3 réflexions sur « Les Dents du diable (1960) de Nicholas Ray »

  1. Un Inuit nommé Inuk, c’est plus qu’étrange, car Inuk est le singulier d’Inuit : un Inuk, deux Inuuk, plusieurs Inuit.

    En fait, le personnage principal s’appelle « Homme », ce qui en fait un rôle symbolique et non véritablement individualisé, et qui renforce et confirme sans doute l’intention très militante et rousseauiste de Nicholas Ray.

    Ce que je lis de ce film, ici ou ailleurs, me donne finalement peu envie de le voir (malgré vos quatre étoiles, auxquelles je me fie en général et le regrette rarement), car tout indique que ce film ne transcrit que les purs fantasmes d’un Occidental sur un peuple qu’il ne connaît pas. Le fait que tous les rôles d’Inuit soient joués par des Américains, des Européens ou des Japonais renforce cette dimension. Le récit doit sans doute être épique et édifiant… mais il n’a rien à voir avec des situations réelles, et même la première partie que vous qualifiez de « presque ethnologique » me paraît douteuse. Je vous crois sans peine quand vous dites que cette partie montre des scènes de chasse et de vie quotidienne, mais je doute qu’elle décrive la vie quotidienne réelle des Inuit : juste le fantasme que l’auteur du livre et le cinéaste s’en font (et dans doute idem pour la chasse : Jules Verne excellait dans les descriptions apparemment rigoureuses et imagées dont nous savons maintenant qu’elles étaient imaginaires et basées sur des documentations limitées et partiellement fausses ; il y a fort à parier que nous sommes ici en présence de la même « documentation apparemment rigoureuse mais lacunaire voire fausse »). Brrr, le genre de film qui risque de me mettre hors de moi, à éviter de voir.

  2. J’ai bien conscience que, en tant qu’ethnologue, vous trouverez des défauts que je n’ai pas vu. C’est d’ailleurs pour cette raison que je parlais de « description *presque* ethnologique », c’est à dire qu’elle donne cette impression à un non-spécialiste. Toutefois, je peux vous assurer que le récit n’a rien d’épique, il n’y a aucune facilité d’écriture, aucune romance articielle et c’est cela que je voulais souligner dans mon commentaire.
    J’ai été très surpris de lire après coup que l’auteur du livre n’avait jamais vu un inuit de sa vie.
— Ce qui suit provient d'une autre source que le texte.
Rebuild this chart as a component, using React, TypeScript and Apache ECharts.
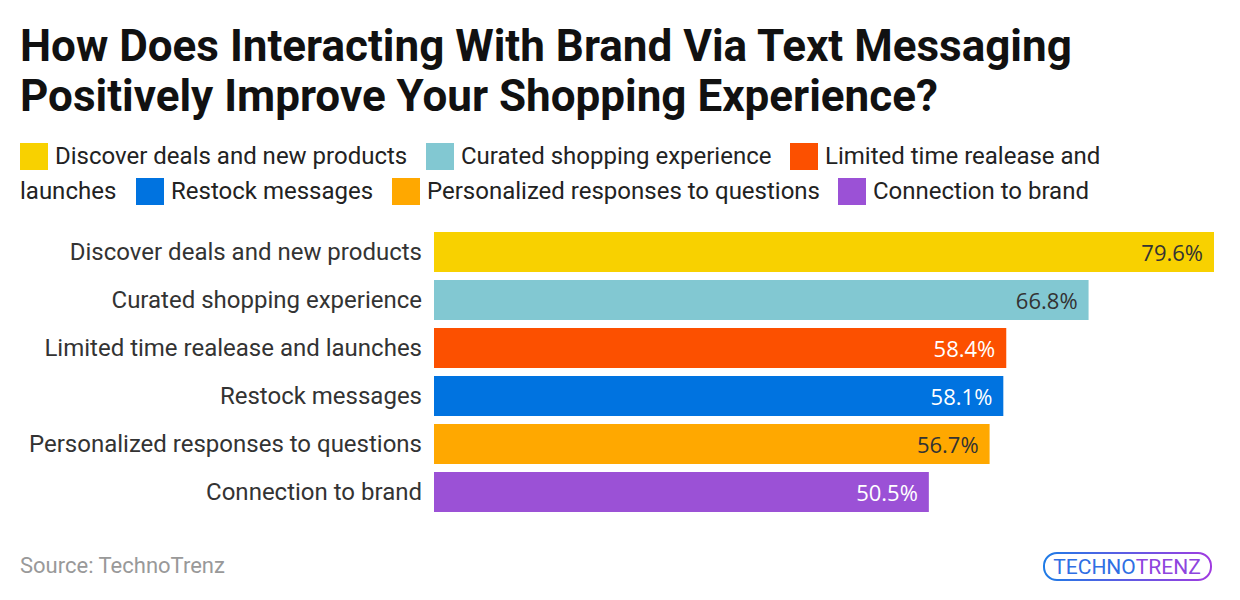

Ce simple fait suffit pour dire qu’on ne peut parler de véritable approche ethnologie.

    Je n’ai pas vu Eskimo de Van Dyke. En revanche, le film m’a fait penser à Nanouk l’Esquimau qui, lui, peut être qualifié d’ethnologique (du moins, me semble t-il… ou disons qu’il en est plus proche). Mais c’est un documentaire dont les « acteurs » sont des inuits. The Savage Innocents est un roman, donc se situe dans une autre classe de films ; toutefois il ne m’a pas semblé si loin par son atmosphère.

    De toute évidence, l’intention de Nicholas Ray était de montrer à un public large comment l’irruption soudaine de la « civilisation » prend inévitablement une forme brutale en l’absence de connaissance et de compréhension de la culture rencontrée. Sur ce point, le film est à mes yeux réussi.

  3. Ah oui, Nanouk l’Esquimau est un documentaire à portée ethnologique, pas de souci en ce qui le concerne.

    Votre précision allège une partie de mes craintes. Il est sûrement possible de considérer Les dents du diable comme une fable — et de laisser de côté la dimension fantasmée de la représentation qui est faite des Inuit. C’était d’époque. Aujourd’hui (heureusement) une telle fable s’efforcerait de s’appuyer d’abord sur un substrat rigoureux, ou alors imaginerait explicitement un peuple inexistant (la SF et la Fantasy ont ce bel avantage de permettre ce type de démarche sans commettre cette maladresse de prétendre s’appuyer sur un peuple existant).